Jennifer Juniper

mom dad and jenny.jpg

I didn’t expect my grief for my dad and my mom to be so different from one another.  Feeling a connection to mom has been easier, perhaps because we are/were so much alike? I can’t yet talk about Dad without crying. Not weeping just my eyes overflowing. There is this tender place that I touch when I think of him or realize I just tried to call him or want to call him and ask his advice.

Today someone sent me the lyrics to Donovan’s “Jennifer Juniper.”  He said it should be my theme song. A few weeks ago, I heard it on the radio  and it was the  first time I realized where Dad got my nickname, Juniper.  The song was released early in 1968.  So it was playing in the ethers as Mom was pregnant with me and Dad was in his last semester at  Rockhurst College. And then I entered their world in October.

 

 

So today I read the lyrics, listened to the song, cried and felt so lucky that my dad loved me so much.

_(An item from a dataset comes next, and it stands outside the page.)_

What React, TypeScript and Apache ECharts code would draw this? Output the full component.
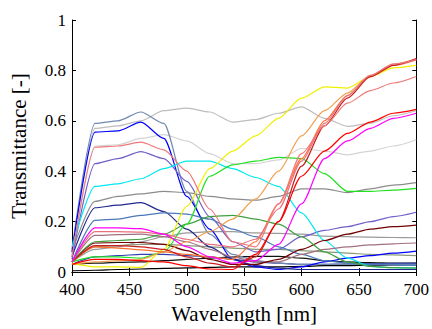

I remembered the day of his funeral mass when the trumpeter played a solo during communion. I hadn’t requested anything special or even a solo at all. But as I sat next to my brothers and Max, I recognized the song the trumpeter played…The Water is Wide.  And the memory came pouring over me – when  I got married I couldn’t bear the traditional wedding march and instead opted to have my friend Molly sing  The Water is Wide.  It’s a rather depressing song for a wedding, but I love the melody and I am part Irish after all.

In the midst of dad’s funeral, I could feel the steadiness of his arm as he walked me down the aisle (an aisle in an Irish bar on the West Side of Manhattan but an aisle nonetheless). And if I leaned in, I could hear my dad whisper just to me, “I love you Juniper and everything’s going to be okay.”

Dad does send me signs, just in a different language than the one I am used to mom using.  Slowly, I’m starting to catch on.

And I am most grateful for the couriers, the Hermes of the heavens, who unknowingly carry Dad’s messages to me.